Contentions Of The Financial Creditor
Financial Creditor submitted that the Corporate Debtor has not been granted any interim reliefs in the said writ petition despite seeking such relief. Moreover, the payment obligation of the Corporate Debtor under the Framework Agreement is entirely independent of its obligation to monetize the small format stores, therefore, irrespective of its inability to monetize the small format stores, it is required to pay the Lenders. It was further argued that the existence of a dispute is not relevant for the purpose of admitting a petition under Section 7 of the IBC, if the existence of 'debt' and 'default' is admitted and established.
Decision Of The NCLT
The NCLT Bench held that the existence of debt and default had been proved and accordingly the Bench initiated CIRP against the Corporate Debtor and appointed Mr. Vijay Kumar V Iyer as the Interim Resolution Professional.

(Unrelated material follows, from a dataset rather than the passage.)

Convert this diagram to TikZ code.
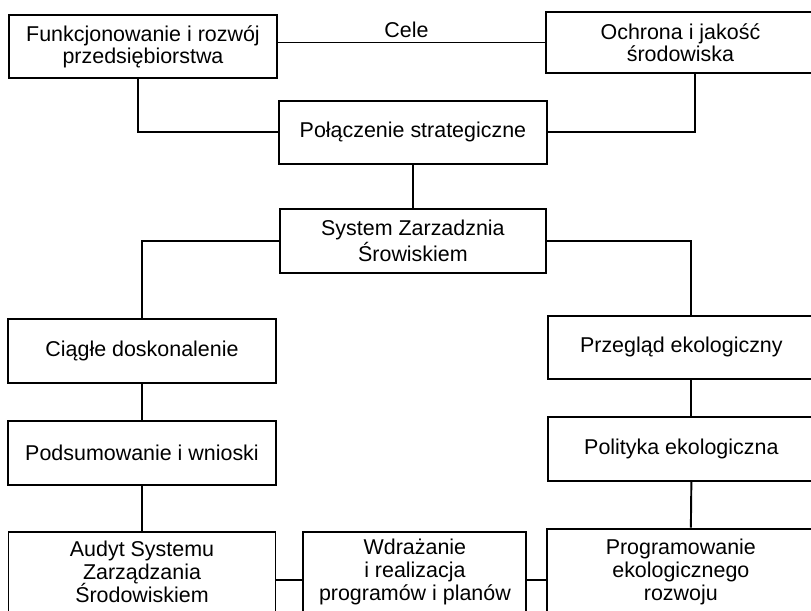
\documentclass[tikz,border=0pt]{standalone}
\usepackage{fontspec}
\setmainfont{Liberation Sans}
\usepackage{tikz}
\usetikzlibrary{positioning}

\newcommand{\trzywiersze}[1]{\raisebox{0.15cm}[\height][\depth]{\parbox{4.4cm}{\centering\fontsize{12.2}{13}\selectfont\lineskiplimit=-20pt #1}}}

\tikzset{
	pismo/.style={font=\fontsize{12.2}{12.5}\selectfont},
	blok/.style={draw, line width=1.1pt, inner sep=0pt, align=center, pismo},
	linia/.style={line width=1.1pt}
}

\begin{document}
\begin{tikzpicture}
	\useasboundingbox (0,0) rectangle (16.22,-12.22);

	\node[blok, minimum width=5.36cm, minimum height=1.26cm] (funk) at (2.86,-0.93) {Funkcjonowanie i rozwój\\przedsiębiorstwa};
	\node[blok, minimum width=5.38cm, minimum height=1.22cm, right = 5.34cm of funk, yshift=0.08cm] (ochr) {Ochrona i jakość\\środowiska};
	\node[blok, minimum width=5.36cm, minimum height=1.26cm, below = 0.42cm of funk.south east, anchor=north west] (pol) {Połączenie strategiczne};
	\node[blok, minimum width=5.32cm, minimum height=1.28cm, below = 0.86cm of pol] (szs) {System Zarzadznia\\Śrowiskiem};

	\node[blok, minimum width=5.36cm, minimum height=1.28cm, below = 0.88cm of szs.south west, anchor=north east, xshift=-0.04cm] (ciag) {Ciągłe doskonalenie};
	\node[blok, minimum width=5.36cm, minimum height=1.28cm, below = 0.72cm of ciag] (pods) {Podsumowanie i wnioski};
	\node[blok, minimum width=5.34cm, minimum height=1.92cm, below = 0.9cm of pods] (audyt) {\trzywiersze{Audyt Systemu\\Zarządzania\\Środowiskiem}};
	\node[blok, minimum width=4.46cm, minimum height=1.92cm, right = 0.52cm of audyt] (wdr) {\trzywiersze{Wdrażanie\\i realizacja\\programów i planów}};
	\node[blok, minimum width=5.34cm, minimum height=2.04cm, right = 0.38cm of wdr] (prog) {\trzywiersze{Programowanie\\ekologicznego\\rozwoju}};

	\node[blok, minimum width=5.34cm, minimum height=1.26cm, below = 0.82cm of szs.south east, anchor=north west] (przeg) {Przegląd ekologiczny};
	\node[blok, minimum width=5.34cm, minimum height=1.28cm, below = 0.72cm of przeg] (polit) {Polityka ekologiczna};

	%edges
	\draw[linia] (ochr.west) -- (ochr.west -| funk.east) node[midway, above, pismo, inner sep=2pt, xshift=-0.1cm] {Cele};
	\draw[linia] ([xshift=-0.1cm]funk.south) |- (pol.west);
	\draw[linia] ([xshift=0.29cm]ochr.south) |- (pol.east);
	\draw[linia] (pol) -- (szs);
	\draw[linia] (szs.west) -| (ciag.north);
	\draw[linia] (szs.east) -| ([xshift=0.19cm]przeg.north);
	\draw[linia] (ciag) -- (pods);
	\draw[linia] (pods) -- (audyt);
	\draw[linia] ([xshift=0.19cm]przeg.south) -- ([xshift=0.19cm]polit.north);
	\draw[linia] ([xshift=0.2cm]polit.south) -- ([xshift=0.2cm]prog.north);
	\draw[linia] (audyt) -- (wdr);
	\draw[linia] (wdr) -- (prog);
\end{tikzpicture}
\end{document}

Further, while deciding Amazon's Intervention Petition in the matter, the Bench has held that Amazon is not even a stakeholder in respect of the Corporate Debtor and a complete third-party to the proceedings before the NCLT. Since Amazon has no locus standi to question initiation of proceedings under Section 7 of the IBC against the Corporate Debtor, the Intervention Petition was dismissed by the Bench.
Case title: Bank of India v Future Retail Ltd., CP (IB) No. 527/MB/2022.
Counsel For Financial Creditor: Senior Adv. Mr. Ravi Kadam a/w Mr. Pulkit Sharma Adv.
Counsel For the Corporate Debtor: Mr. Shyam Kapadia, Adv.
Counsel for Intervenor: Senior Adv. Rajiv Nayyar a/w Senior Adv. Majira Dasgupta, Zal Andhyarujina, Ms. Akanksha Agrawal and Jahaan Dastur, Advocates.